Had a couple of hours in York City library and archives today looking at the records they hold on the York Historic Pageant of 1909. This was the last of a sequence of Edwardian public pageants that ran between 1905 and 1909 in different locations and that we study in the final A225 chapter.
There is an fantastic and detailed account of the York Pageant in the The Redress of the Past: Historical Pageants in Britain website
Angela Bartie, Linda Fleming, Mark Freeman, Tom Hulme, Alex Hutton, Paul Readman, ‘The York Pageant’, The Redress of the Past, http://www.historicalpageants.ac.uk/pageants/1354/
The archive holds a scrapbook that someone (the provenance isn't recorded) kept of the event. It is stacked full of press cuttings, postcards and pictures from the various souvenir brochures.

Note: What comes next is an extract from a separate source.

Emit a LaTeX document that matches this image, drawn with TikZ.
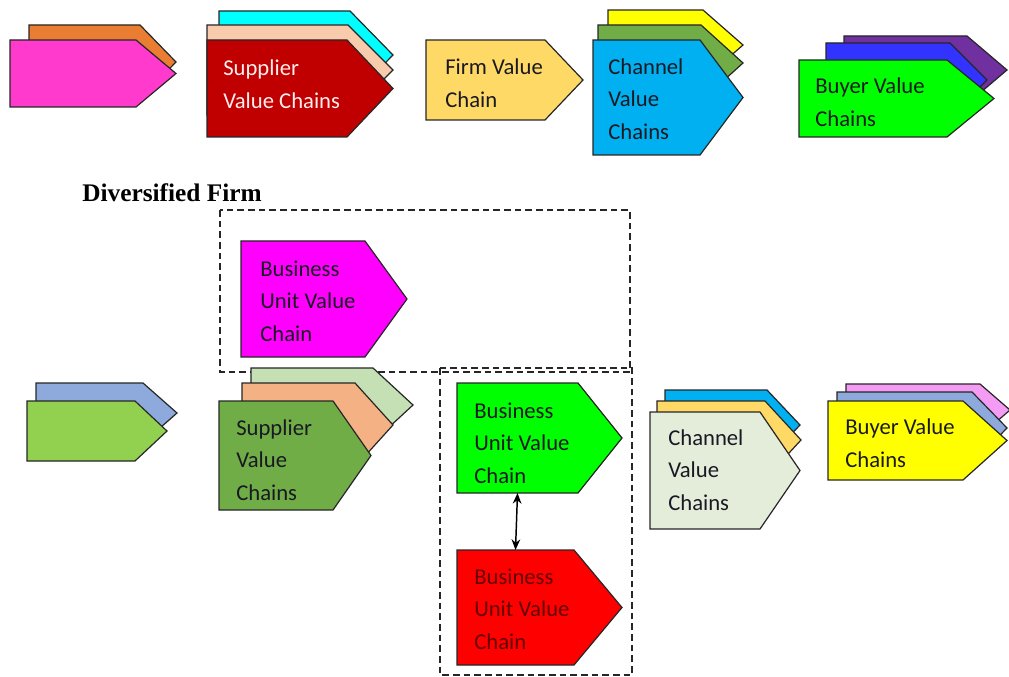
\documentclass[tikz,border=0pt]{standalone}
\usepackage{fontspec}
\setmainfont{Carlito}
\newfontfamily\headfont{Liberation Serif}
\usetikzlibrary{arrows.meta}
\definecolor{vcorange}{RGB}{233,125,49}
\definecolor{vcpink}{RGB}{255,58,204}
\definecolor{vccyan}{RGB}{0,255,255}
\definecolor{vcpeach}{RGB}{248,203,173}
\definecolor{vcdarkred}{RGB}{192,0,0}
\definecolor{vcgold}{RGB}{255,217,102}
\definecolor{vcyellow}{RGB}{255,255,0}
\definecolor{vcolive}{RGB}{112,173,71}
\definecolor{vcsky}{RGB}{0,176,240}
\definecolor{vcpurple}{RGB}{112,48,160}
\definecolor{vcroyal}{RGB}{51,51,255}
\definecolor{vclime}{RGB}{0,255,0}
\definecolor{vcmagenta}{RGB}{255,0,255}
\definecolor{vcgreyblue}{RGB}{142,169,219}
\definecolor{vcleaf}{RGB}{146,208,80}
\definecolor{vcpalegreen}{RGB}{197,224,180}
\definecolor{vcsalmon}{RGB}{244,177,131}
\definecolor{vcred}{RGB}{255,0,0}
\definecolor{vcpale}{RGB}{227,237,217}
\definecolor{vcviolet}{RGB}{244,156,244}
\definecolor{vcink}{RGB}{25,25,35}
\definecolor{vcwhite}{RGB}{255,236,236}
\definecolor{vcmaroon}{RGB}{100,0,0}

% name, left, top, bottom, tip, depth, fill
\newcommand{\vchain}[7]{%
  \filldraw[vcshape, fill=#7] (#2,#3) -- (#5-#6,#3) -- (#5,{(#3+#4)/2}) -- (#5-#6,#4) -- (#2,#4) -- cycle;
  \coordinate (#1-n) at ({(#2+#5-#6)/2},#3);
  \coordinate (#1-s) at ({(#2+#5-#6)/2},#4);
}

\begin{document}
\begin{tikzpicture}[x=0.75pt, y=-0.75pt, >={Stealth[length=8pt,width=6.5pt]}]
\tikzset{vcshape/.style={draw=black!85, line width=0.9pt, line join=miter},
  lbl/.style={font=\fontsize{17}{24.4}\selectfont, align=left, inner sep=0pt, anchor=west, text=vcink},
  unitbox/.style={draw=black!85, line width=0.9pt, dash pattern=on 5pt off 3pt}}
\useasboundingbox (0,0) rectangle (1009,677);
\draw[unitbox] (220,210) rectangle (630,372);
\draw[unitbox] (440,368) rectangle (632,675);
\vchain{o1}{29}{25}{99}{176}{36}{vcorange}
\vchain{o2}{10}{40}{107}{176}{40}{vcpink}
\vchain{s1}{219}{11}{99}{393}{43}{vccyan}
\vchain{s2}{207}{25}{115}{393}{45}{vcpeach}
\vchain{s3}{207}{40}{137}{393}{46}{vcdarkred}
\vchain{f1}{426}{40}{120}{583}{38}{vcgold}
\vchain{c1}{608}{10}{80}{743}{40}{vcyellow}
\vchain{c2}{598}{25}{101}{743}{42}{vcolive}
\vchain{c3}{593}{40}{155}{743}{43}{vcsky}
\vchain{b1}{844}{36}{104}{1007}{40}{vcpurple}
\vchain{b2}{826}{43}{117}{987}{37}{vcroyal}
\vchain{b3}{799}{60}{137}{994}{47}{vclime}
\vchain{bu1}{241}{241}{357}{407}{42}{vcmagenta}
\vchain{p1}{36}{383}{443}{177}{34}{vcgreyblue}
\vchain{p2}{27}{401}{461}{167}{32}{vcleaf}
\vchain{ls1}{251}{368}{442}{413}{40}{vcpalegreen}
\vchain{ls2}{242}{383}{467}{393}{38}{vcsalmon}
\vchain{ls3}{219}{401}{510}{371}{38}{vcolive}
\vchain{bu2}{457}{383}{493}{622}{44}{vclime}
\vchain{bu3}{457}{550}{665}{622}{48}{vcred}
\vchain{lc1}{665}{390}{460}{800}{33}{vcsky}
\vchain{lc2}{657}{401}{479}{801}{36}{vcgold}
\vchain{lc3}{650}{412}{529}{800}{40}{vcpale}
\vchain{lb1}{846}{384}{436}{1010}{30}{vcviolet}
\vchain{lb2}{837}{392}{464}{1007}{35}{vcgreyblue}
\vchain{lb3}{828}{401}{480}{1007}{44}{vcyellow}
\node[lbl, text=vcwhite] (supplier) at (223,84) {Supplier\\Value Chains};
\node[lbl] (firm) at (445,83) {Firm Value\\Chain};
\node[lbl] (channel) at (608,99) {Channel\\Value\\Chains};
\node[lbl] (buyer) at (815,102) {Buyer Value\\Chains};
\node[anchor=west, inner sep=0pt, font=\headfont\fontsize{19}{22}\selectfont\bfseries] (divfirm) at (82,193) {Diversified Firm};
\node[lbl] (unitA) at (260,301) {Business\\Unit Value\\Chain};
\node[lbl] (supplier2) at (236,460) {Supplier\\Value\\Chains};
\node[lbl] (unitB) at (474,443) {Business\\Unit Value\\Chain};
\node[lbl, text=vcmaroon] (unitC) at (474,609) {Business\\Unit Value\\Chain};
\node[lbl] (channel2) at (668,470) {Channel\\Value\\Chains};
\node[lbl] (buyer2) at (845,443) {Buyer Value\\Chains};
\draw[<->, line width=1.1pt] (bu2-s) -- (bu3-n);
\end{tikzpicture}
\end{document}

There is also a collection of postcards, showing some of the key scenes.
Like the examples from Dover and St Albans in the module materials. there was plenty of local 'ancient' history (however Robin Hood also made a showing!) but the pageant didn't entirely shy away from some of York's darker past, there was a scene depicting the massacre of Jews in the city in 1190.
I particularly liked these fearsome ancient Yorkies.

The Reverend Oliver (no relation) here looking suitably imperious as Constantine - the pageant took place in the York Museum Gardens amongst the ruins of St Mary's Abbey.

The current Jorvik centre would no doubt despair that viking King Harald Hardrada's helmet has wings on it (it seems their main purpose in life to disabuse visitors of this fallacy) - but Mr Jackson who was playing him looks happy enough!

The costumes look pretty fabulous - as do the hair and beards!

This year the medieval York Mystery plays are on, they run on a four year cycle. Whilst the current sequence of performances didn't start in 1909, there was a scene in the pageant representing the guilds enacting one of the plays.

The guild banners that were made for the 1909 pageant now hang in the Merchant Adventurer's Hall in the city, adding yet another layer of historical 'recreation'.

The commemorative brochures were keen to promote the pageant sponsors and various committee members. You can't help feeling everyone was having a grand time.

This was Louis Napoleon Parker, the 'Pageant Master' - who had played a big part in launching the craze for community Pageants when he had created the Sherborne Pageant in 1905.

This was his view on the York Pageant...

I thought I'd finish with this postcard, which shows the finale of the show in which York was celebrated by figures representing all the other global 'Yorks' (including 'New York'), I think there were about 17 in total.
Not just an example of the 'looking back' that the chapter emphasises - but also, I think, an attempt to foster ideas of a (very white!!) 'Greater Britain', linked together by common culture and roots.